Obama appeals against violence in Egypt

Sunday, January 30, 2011

WASHINGTON - US President Barack Obama has reiterated his appeal to the protesters on Egyptian streets to restrain from violence in the mass protests being staged to demand stepping down of Egyptian President Hosni Mubarak.

“He reiterated our focus on opposing violence and calling for restraint, supporting universal rights, and supporting concrete steps that advance political reform within Egypt,” Xinhua quoted the White House saying in a statement.

The president made the remarks at a meeting of his national security team at the White House, which lasted over an hour.

Among those present at the meeting were Vice President Joe Biden, national security advisor Tom Donilon, deputy national security advisor Denis McDonough, assistant to the president for homeland security and counter terrorism John Brennan and press secretary Robert Gibbs, the report stated.

On Friday evening, in a televised speech, Obama called for both sides in Egypt to refrain from violence and demanded the US ally to pursue political, economic and social reforms.

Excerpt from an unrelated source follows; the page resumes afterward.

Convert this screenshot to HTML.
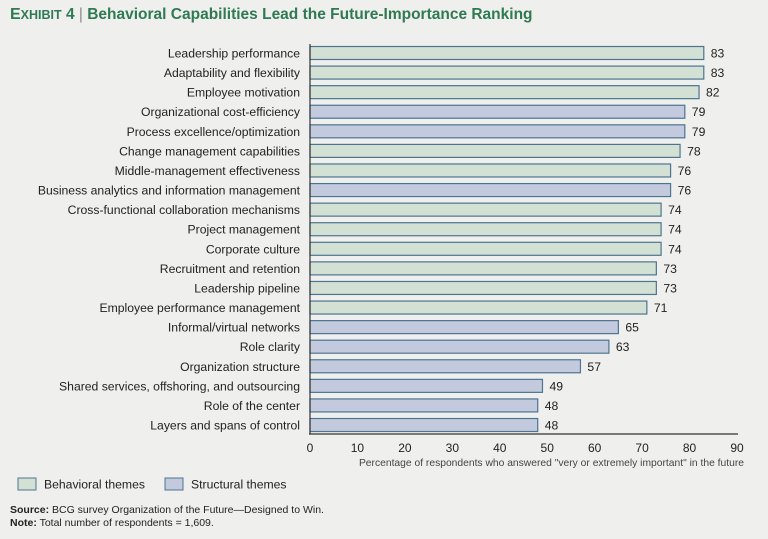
<!DOCTYPE html>
<html><head><meta charset="utf-8"><style>
body{margin:0;background:#efefee;font-family:"Liberation Sans",sans-serif;}
#wrap{position:relative;width:768px;height:539px;overflow:hidden;background:#efefee;}
.title{position:absolute;left:10px;top:6px;font-size:15.5px;font-weight:bold;color:#2f7a52;white-space:nowrap;}
.note{position:absolute;left:10px;font-size:10.5px;color:#222;}
</style></head><body>
<div id="wrap">
<div class="title"><span style="font-size:16px">E</span><span style="font-size:12.5px">XHIBIT</span> 4 <span style="font-weight:normal;color:#888">|</span> Behavioral Capabilities Lead the Future-Importance Ranking</div>
<svg id="chart" width="768" height="539" style="position:absolute;left:0;top:0"></svg>
<div class="note" style="top:504px"><b>Source:</b> BCG survey Organization of the Future—Designed to Win.</div>
<div class="note" style="top:517px"><b>Note:</b> Total number of respondents = 1,609.</div>
</div>
<script>
const categories=["Leadership performance","Adaptability and flexibility","Employee motivation","Organizational cost-efficiency","Process excellence/optimization","Change management capabilities","Middle-management effectiveness","Business analytics and information management","Cross-functional collaboration mechanisms","Project management","Corporate culture","Recruitment and retention","Leadership pipeline","Employee performance management","Informal/virtual networks","Role clarity","Organization structure","Shared services, offshoring, and outsourcing","Role of the center","Layers and spans of control"];
const values=[83,83,82,79,79,78,76,76,74,74,74,73,73,71,65,63,57,49,48,48];
const themes=["B","B","B","S","S","B","B","S","B","B","B","B","B","B","S","S","S","S","S","S"];
const ticks=[0,10,20,30,40,50,60,70,80,90];
const NS="http://www.w3.org/2000/svg";
const svg=document.getElementById('chart');
const x0=310,x1=737,vmax=90;
const xs=v=>x0+(x1-x0)*v/vmax;
const ys=i=>46.5+i*19.58;
const bh=13;
function mk(t,a){const e=document.createElementNS(NS,t);for(const k in a)e.setAttribute(k,a[k]);svg.appendChild(e);return e;}
const fills={B:"#d3e0d4",S:"#c3cade"};
categories.forEach((c,i)=>{
  const r=mk('rect',{x:xs(0),y:ys(i),width:xs(values[i])-xs(0),height:bh,fill:fills[themes[i]],stroke:"#4d7590","stroke-width":1.2});
  
  
  const t=mk('text',{x:xs(values[i])+7,y:ys(i)+bh/2+4.5,"font-size":"12.2",fill:"#222"});
  t.textContent=values[i];
  
  
  const l=mk('text',{x:300,y:ys(i)+bh/2+4.5,"font-size":"12.2",fill:"#222","text-anchor":"end"});
  l.textContent=c;
  
  
});
const ax=mk('line',{x1:x0-1,x2:x1+1,y1:434,y2:434,stroke:"#333","stroke-width":1.2});


const ay=mk('line',{x1:x0,x2:x0,y1:44,y2:434,stroke:"#333","stroke-width":1.2});


ticks.forEach(v=>{
  const t=mk('text',{x:xs(v),y:452,"font-size":"12",fill:"#222","text-anchor":"middle"});
  t.textContent=v;
  
  
});
const xt=mk('text',{x:x1+7,y:466,"font-size":"10.3",fill:"#444","text-anchor":"end"});
xt.textContent='Percentage of respondents who answered "very or extremely important" in the future';


[["B","Behavioral themes",18],["S","Structural themes",165]].forEach(([k,txt,x])=>{
  const r=mk('rect',{x:x,y:478,width:18,height:12,fill:fills[k],stroke:"#4d7590","stroke-width":1});
  
  
  const t=mk('text',{x:x+26,y:488.5,"font-size":"12.2",fill:"#222"});
  t.textContent=txt;
  
  
});
</script>
</body></html>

As a close US ally, Egypt is the second largest recipient of US aid in the region after Israel, which stood at some $1.5 billion dollars in the 2010 fiscal.

The protesters in Egypt, who are calling for democracy, the ouster of Mubarak and more employment opportunities, are some of the largest since Mubarak took power about 30 years ago.

The toll of protestors in the nationwide demonstrations in Egypt climbed up to 51 Saturday.